On almost a weekly basis, our rescue gets emails and phone calls from families having difficulty introducing a second dog. Either the new rescue becomes hostile towards the dog already in the home or visa-versa.
This is normal and fixable.
The most important thing to do is not to panic. I had a similar experience when my second dog came and I called the rescue coordinator in a tizzy.
I had never seen two dogs fight like my two and someone manage to get along later – I had no idea such a transition was even possible.
Well, not only was it possible, but my two can not handle being apart anyone. They literally make themselves sick when I separate them. I now have to pay to have both of them groomed (even though one doesn’t need it) because they were so upset when I had to leave one at the groomer’s for just a few hours.
We have had a number of successful transitions with the following advice:
- Keep either one or both dogs in a harness when they are in the house for a while. It is important to focus the behavior technique on both dogs (even if one is not causing any problems). When the offending dog acts aggressively or does something out of line- literally pick them up off the ground by her harness, get in their face and growl, “NO!” If both dogs have escalated the problem, scream at both of them.
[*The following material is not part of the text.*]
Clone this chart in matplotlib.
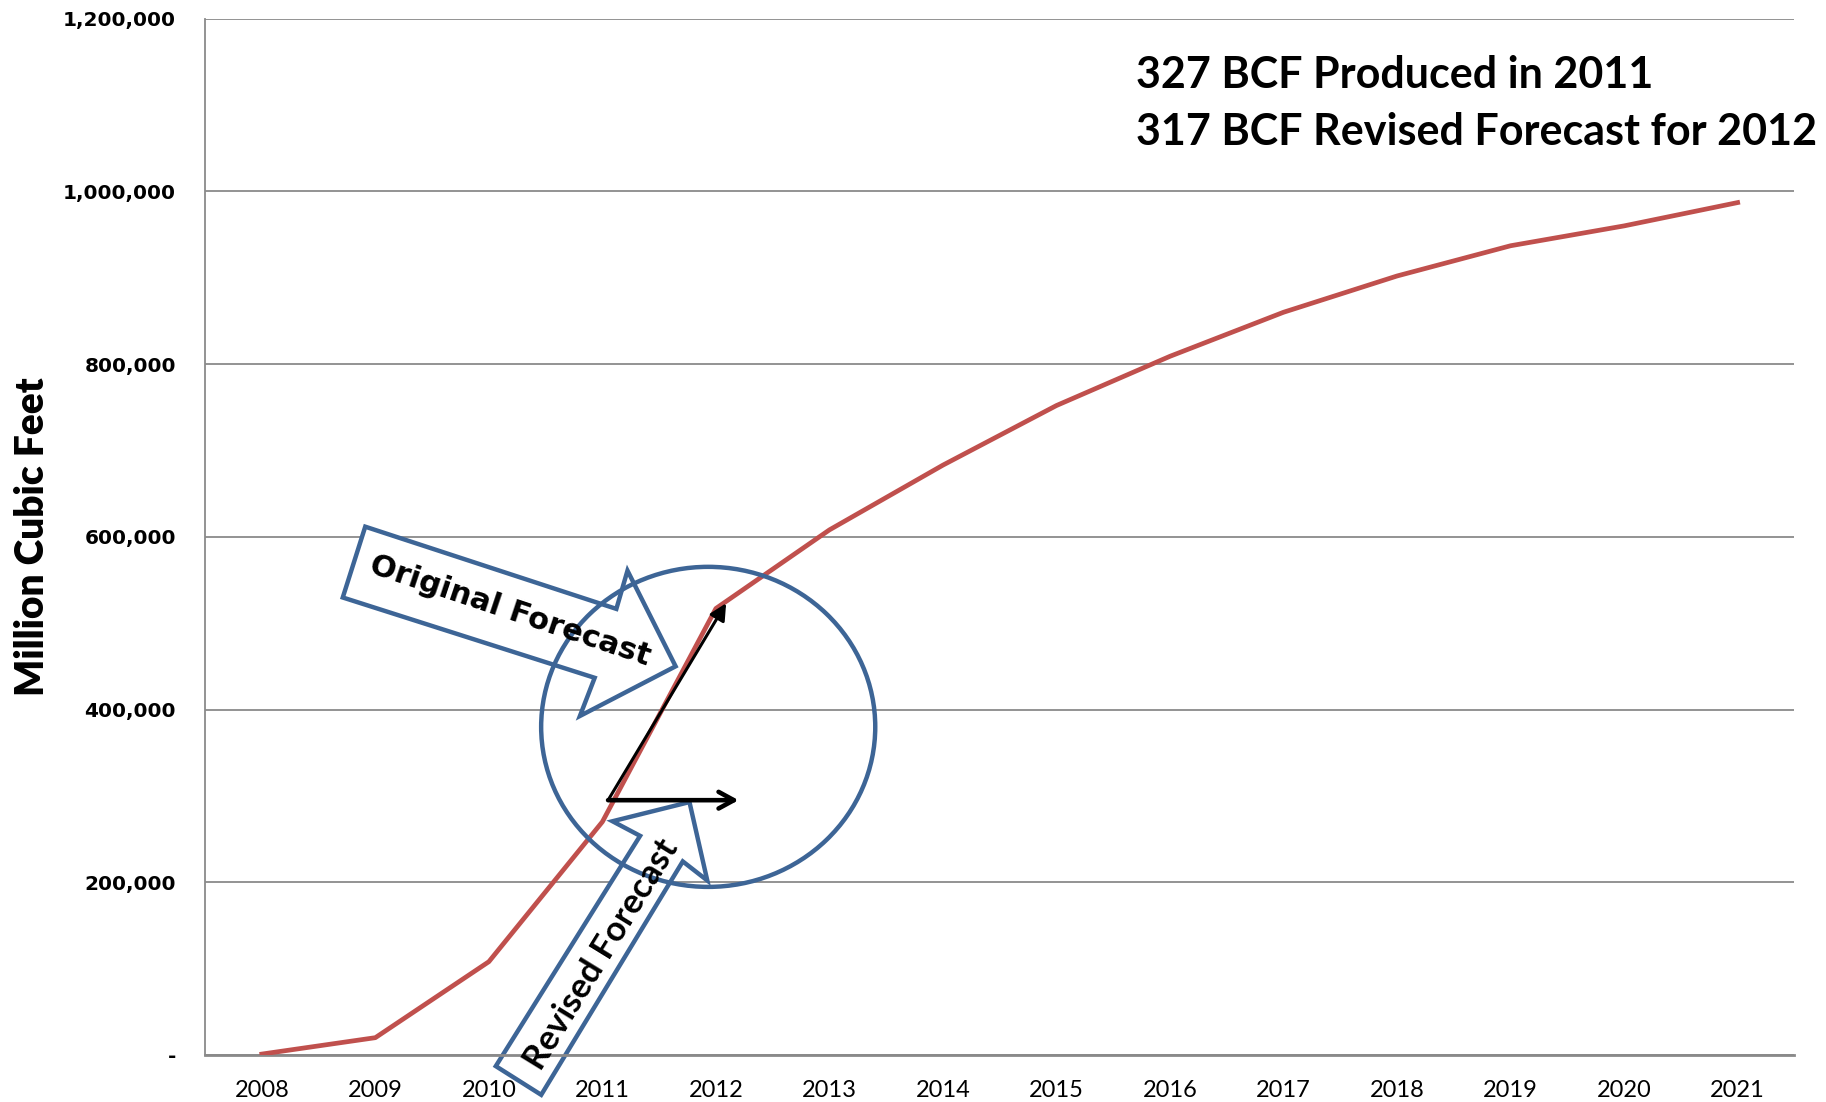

- After one or both dogs have been yelled at, one or both should go into her crate for 3 minutes. The worst punishment you can give a dog is not paying attention to them. Close the door so she can’t see you and only take her out of the crate when you are ready to- not when she starts to whine.
- You eat first and she eats second – she must see you as alpha.
- You walk through doors first – and then she can follow.
- Your dog must sit, lay down, shake or do something for every last thing you do or give her. If she wants water in her bowl, she needs to sit down. If she wants a treat she needs to shake. I know this is hard as some of these dogs are just getting trained- but try working on sitting and that can be what she needs to do to get anything she wants. The technique is called “Nothing in Life is Free” and it is a great way to establish yourself as the alpha.
- Do not mistake play fighting as real fighting. After you see a true dog fight, you will never again be left wondering if they are playing or fighting. It is abundantly clear when two dogs are trying to hurt each other. Let them play and let them go until you hear any kind of yelping or they get into a big fight. The longer you can let it go the better- they will work it out by themselves.
- With dogs it is all about pack order. When a new member is introduced, there is often fighting to establish this order. You must ALWAYS show that you are the pack leader and making you unhappy is not a smart idea. You are the giver of the food, the water, the toys, the treats, and the love. They must please you in order to get what they need. And, your dog must be shown that fighting it NOT the way to please you.
Checking Your Own Emotions
This is an especially trying problem for owners because many people feel absolutely heartbroken for their first dog.
They often look at you as if to say, “Wasn’t I enough?” or “Why did you have to go and get another one?”
You must do your best to try and take your own emotion out of the training. If you have enough love, food, and treats in your house for two dogs- they will both quickly learn that there is enough to go around. It is important to give them time and let them adjust.
Perfect little packs do not happen overnight – it is both a time and effort commitment to make things work.